Thursday, January 13, 2011

Working Relationship

The work we do (our ‘jobs’) takes up a significant portion of our lives and can be a source of drudgery or a source of elation (or a mix of emotions). The nature of the work itself could give rise to these emotions but a significant role is played by the way individuals view their work. According to experts, an individual can have three different relations with his or her work – Job, Career, Calling.

Job: People with a job orientation primarily see their work as a means to an end. They consider work as a mean to pay for necessities, support their families, and maximize their leisure time. The major interests and ambitions of Job holders are not expressed through their work.

Career: People with a career orientation have a deep personal involvement with their work. They primarily see work as a conduit to achievement and higher social standing. They are principally motivated by the challenge of work, increased self-esteem and the possibility of enhancing their status (social and organizational standing).

Calling: People with a calling orientation perceive their work as intrinsically enjoyable and fulfilling. They do not work for the financial gain or status enhancement and permeate their work with personal and social meaning. The work is usually associated with the belief that the work contributes to the greater good and makes the world a better place.

Individuals with a career orientation or a calling orientation are more deeply involved with their work as compared to those with a job orientation. Only for those with a calling orientation, work is an enriching and meaningful activity.
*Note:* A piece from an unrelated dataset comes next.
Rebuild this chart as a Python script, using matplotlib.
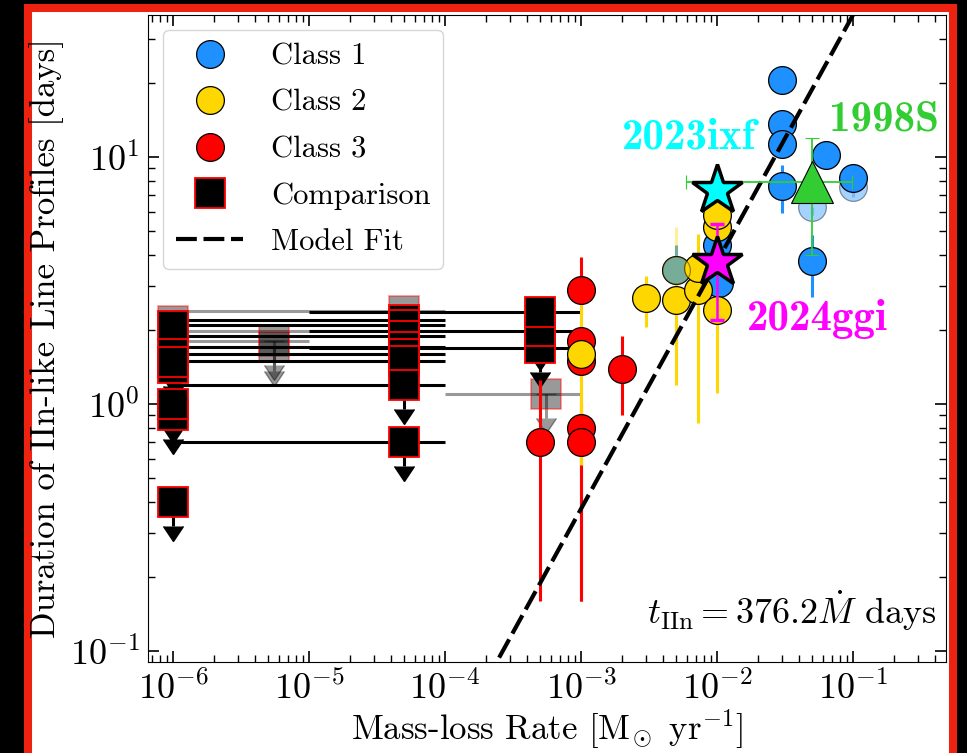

Although work orientation is more of an individual perspective, it has significant effects on the work group. In teams where the number of members with a calling orientations is higher, there is overall higher identification with the team, more commitment and healthier group processes. For teams with majority of career oriented members, there is weaker identification with the team, more conflict, less commitment to the team itself and more negative group processes.


Rachel said...

Has there been a study showing what percentage of the population falls into each category? I'm guessing most people have a job orientation, some have a career orientation, while only a few have a calling. I would like to think I have a career (after all, I got a master's degree to enter my field), but too often my work ends up falling into the job category.

vsb said...

Lucky is the person who makes his living through his calling. Jobs are sapping. Careers are for those for who know how to turn a job into means of self advancement - at all possible levels. Calling is responding to the call of the inner voice which promises a sense of fulfillment like nothing else.

elisa freschi said...

Is it really possible to make one's living through one's calling? Does not money somehow ruin the purity of one's calling? Is not it the case for most people that one has either a job or a career and follows one's calling in one's free time?

VS said...

Rachel, you are right. Another interesting observation towards which you hint is that people may find different aspects of their work as a job or calling at different times.

VS said...

vsb, find a calling is a matter of luck and many times it requires preparation and an ability to believe in ones 'dreams'.

VS said...

Elisa, I would like to believe that if you really find your calling, money might come. However its a fact that pursuing your calling sometimes may not allow you to have the level of material comfort which your career might allow. Then one way would be to pursue the calling in your leisure time.